Sublytic complement injury does not activate NF-kappa B, or induce mitogenesis in rat mesangial cells.

Sublytic complement injury to glomerular mesangial cells, mediated by the terminal membrane attack complex of complement (C5b-9), is a potential initiating mechanism in IgA nephropathy. Sublytic complement injury has been reported to result in the production of a variety of pro-inflammatory molecules and growth factors, including many regulated by the transcription factor NF-kappa B. To determine the importance of complement injury in the pro-inflammatory signalling which occurs in IgA nephropathy, we investigated NF-kappa B activation following sublytic complement injury to cultured rat glomerular mesangial cells (RMCs). A sublytic dose of rabbit anti-Thy 1.1 (THY) serum and normal human serum was selected based upon flow cytometry, chromium-release assay, and induction of superoxide production. No significant C5b-9-induced NF-kappa B activation was detected by electrophoretic mobility shift assays, luciferase activity of RMCs transfected with a NF-kappa B-driven luciferase reporter construct, nor by Northern blots for the NF-kappa B-responsive mRNA species monocyte chemoattractant protein-1 or I kappa B alpha. Furthermore, measurements of (3)H incorporation following sublytic complement injury showed inhibition of mesangial cell mitogenesis in comparison to the heat-inactivated serum treatment and to THY alone. The results of this study suggest that sublytic complement injury to RMC does not directly activate NF-kappa B nor induce mesangial cell proliferation in mesangial cells. Other mechanisms such as IgA immune complex formation must be required to produce these events in IgA nephropathy.

Clusterin depletion enhances immune glomerular injury in the isolated perfused kidney.

Clusterin is a normal plasma protein, shown to be an inhibitor of reactive complement hemolysis and a component of the fluid phase SC5b-9 terminal complement complexes. It is a component of glomerular immune deposits in human and experimental glomerulonephritis. Using the complement-dependent isolated perfused rat kidney model of autologous phase passive Heymann nephritis, we have studied the effect of clusterin depletion of perfused plasma on the development of glomerular injury. Kidneys with planted glomerular sheep anti-rat Fx1A antibody were perfused with human plasma either depleted of clusterin to < or = 30%, or control plasma depleted of plasma fibronectin.

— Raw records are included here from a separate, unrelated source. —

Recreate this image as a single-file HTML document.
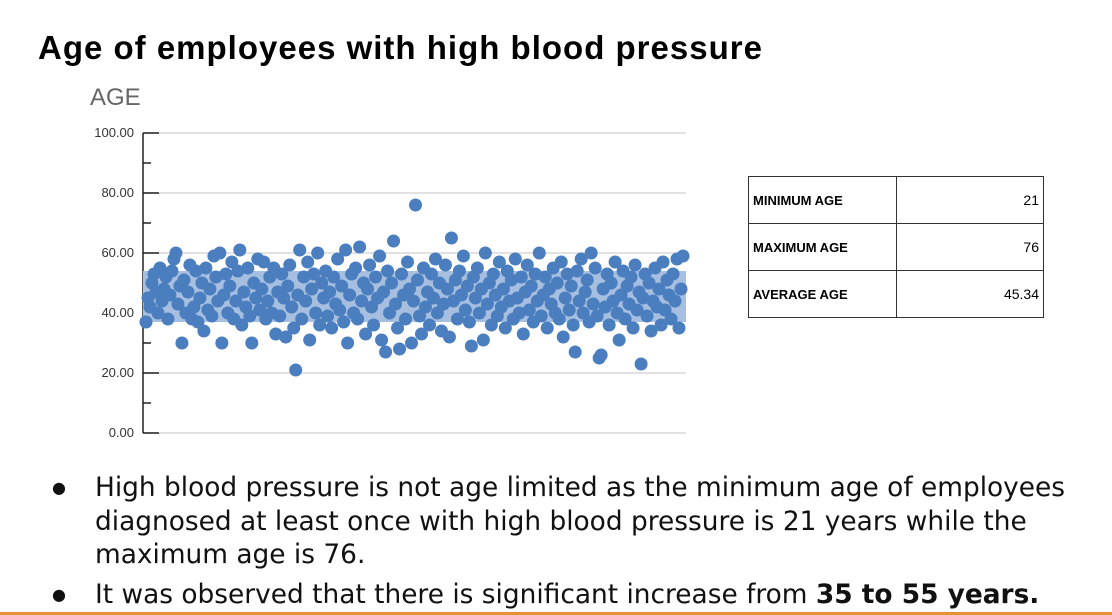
<!DOCTYPE html>
<html><head><meta charset="utf-8"><style>
body{margin:0;width:1112px;height:615px;background:#fff;position:relative;overflow:hidden;font-family:"Liberation Sans",Arial,sans-serif}
.t{position:absolute}
table{border-collapse:collapse;position:absolute;left:748px;top:176px;font-size:14px}
td{border:1px solid #333;height:47px;padding:0 4px;box-sizing:border-box}
ul{position:absolute;left:55px;top:471px;margin:0;padding:0;list-style:none;font-family:"DejaVu Sans",sans-serif;font-size:26.4px;line-height:33.5px;color:#111;width:1050px}
li{position:relative;padding-left:40px}
li:before{content:"●";position:absolute;left:-3px;font-size:16px}
</style></head><body>
<div class="t" style="left:38px;top:29px;font-size:33px;font-weight:bold;letter-spacing:1px">Age of employees with high blood pressure</div>
<div class="t" style="left:90px;top:84px;font-size:24px;color:#666">AGE</div>
<svg id="chart" width="720" height="460" style="position:absolute;left:0;top:0"></svg>
<table>
<tr><td style="width:148px;font-weight:bold;font-size:13px">MINIMUM AGE</td><td style="width:147px;text-align:right">21</td></tr>
<tr><td style="font-weight:bold;font-size:13px">MAXIMUM AGE</td><td style="text-align:right">76</td></tr>
<tr><td style="font-weight:bold;font-size:13px">AVERAGE AGE</td><td style="text-align:right">45.34</td></tr>
</table>
<ul>
<li>High blood pressure is not age limited as the minimum age of employees diagnosed at least once with high blood pressure is 21 years while the maximum age is 76.</li>
<li style="margin-top:6px">It was observed that there is significant increase from <b>35 to 55 years.</b></li>
</ul>
<div class="t" style="left:0;top:612px;width:1112px;height:3px;background:#e69138"></div>
<script>
const yTicks=[0,20,40,60,80,100];
const bandRange=[37,54];
const ages=[37,45,42,50,53,47,40,55,44,48,52,38,46,54,58,60,43,49,30,51,40,47,56,38,42,54,37,45,50,34,55,41,48,39,59,52,44,60,30,46,53,40,49,57,38,44,54,61,36,47,42,55,39,30,50,45,58,41,48,57,38,44,52,40,55,33,47,39,53,45,32,49,56,42,35,21,46,61,38,52,44,57,31,48,53,40,60,36,50,45,54,39,47,35,52,43,58,41,49,37,61,30,46,53,40,55,38,62,44,50,33,48,56,42,36,52,45,59,31,47,27,54,40,50,64,43,35,28,53,46,38,57,48,30,44,76,51,39,33,55,42,47,36,53,45,58,40,50,34,43,56,48,32,65,44,51,38,54,46,59,41,49,37,29,52,45,55,40,48,31,60,43,50,36,53,46,39,57,42,48,35,54,44,51,38,58,45,40,52,33,47,56,41,49,37,53,44,60,39,46,52,35,48,43,55,40,50,38,57,32,45,53,41,49,36,27,54,44,58,40,47,51,37,60,43,55,39,25,26,48,42,53,36,50,44,57,40,31,46,54,38,49,43,52,35,56,41,47,23,45,53,39,50,34,44,55,42,48,36,57,41,51,46,38,53,44,58,35,48,59];
const svg=document.getElementById('chart');const NS='http://www.w3.org/2000/svg';
const x0=143,x1=686,yTop=133,yBot=433;
const Y=v=>yBot-(v/100)*(yBot-yTop);
const X=i=>x0+3+i*(x1-x0-6)/(ages.length-1);
function mk(t,a){const e=document.createElementNS(NS,t);for(const k in a)e.setAttribute(k,a[k]);svg.appendChild(e);return e;}
yTicks.forEach(v=>{
 const g=mk('line',{x1:x0,x2:x1,y1:Y(v),y2:Y(v),stroke:'#d9d9d9','stroke-width':1.5});
 
 const tk=mk('line',{x1:x0,x2:x0+16,y1:Y(v),y2:Y(v),stroke:'#222','stroke-width':1.5});
 
 const l=mk('text',{x:x0-9,y:Y(v)+4,'text-anchor':'end','font-size':13,fill:'#333','font-family':'Liberation Sans, sans-serif'});
 l.textContent=v.toFixed(2);
 
 if(v<100){const m=mk('line',{x1:x0,x2:x0+8,y1:Y(v+10),y2:Y(v+10),stroke:'#222','stroke-width':1.5});
 }
});
const ax=mk('line',{x1:x0,x2:x0,y1:yTop,y2:yBot,stroke:'#222','stroke-width':1.5});

const band=mk('rect',{x:x0,y:Y(bandRange[1]),width:x1-x0,height:Y(bandRange[0])-Y(bandRange[1]),fill:'#a6bfe0'});

ages.forEach((v,i)=>{
 const c=mk('circle',{cx:X(i),cy:Y(v),r:6.5,fill:'#4a7ebf'});
 
});
</script>
</body></html>
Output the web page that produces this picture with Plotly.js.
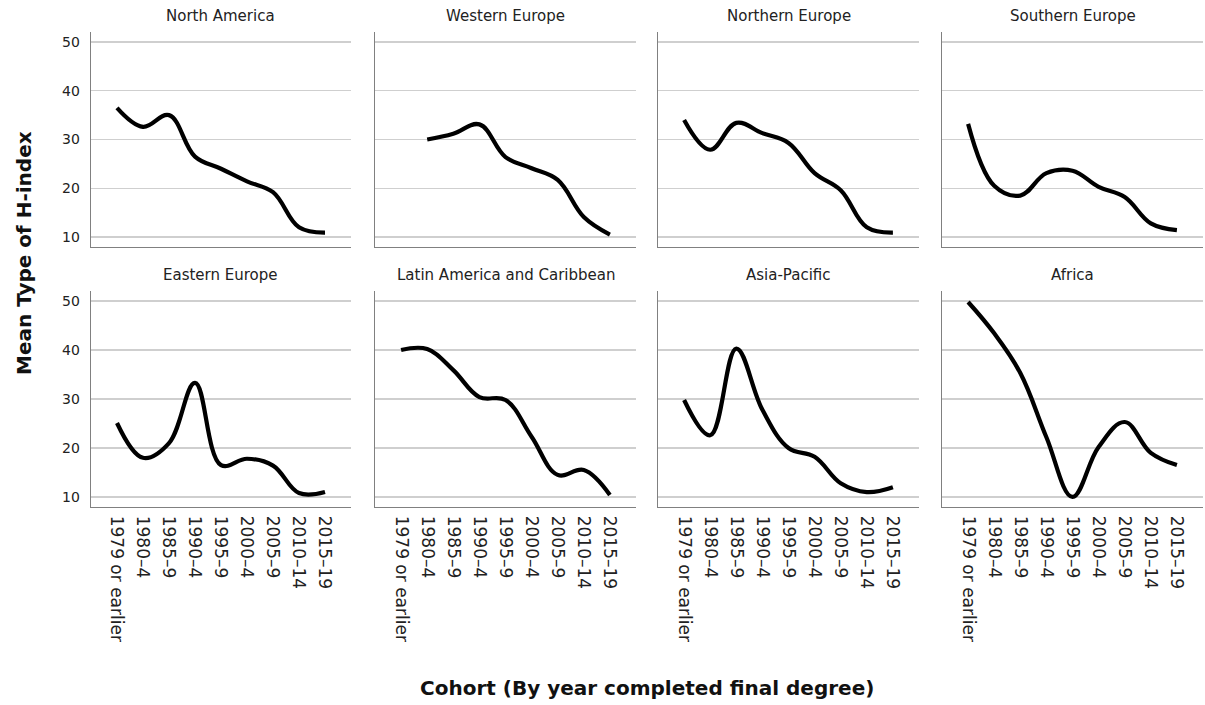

Glomerular injury was then initiated by the addition of guinea pig anti-sheep immunoglobulins to the perfusate. Kidneys perfused with clusterin depleted plasma developed significantly greater proteinuria at all time points when compared to control kidneys. Glomerular antibody binding and C3 deposition were similar in the two groups, but terminal complement components were deposited in larger amounts in the clusterin depleted group. These data support a possible role for clusterin in vivo in the protection of complement-induced glomerular injury.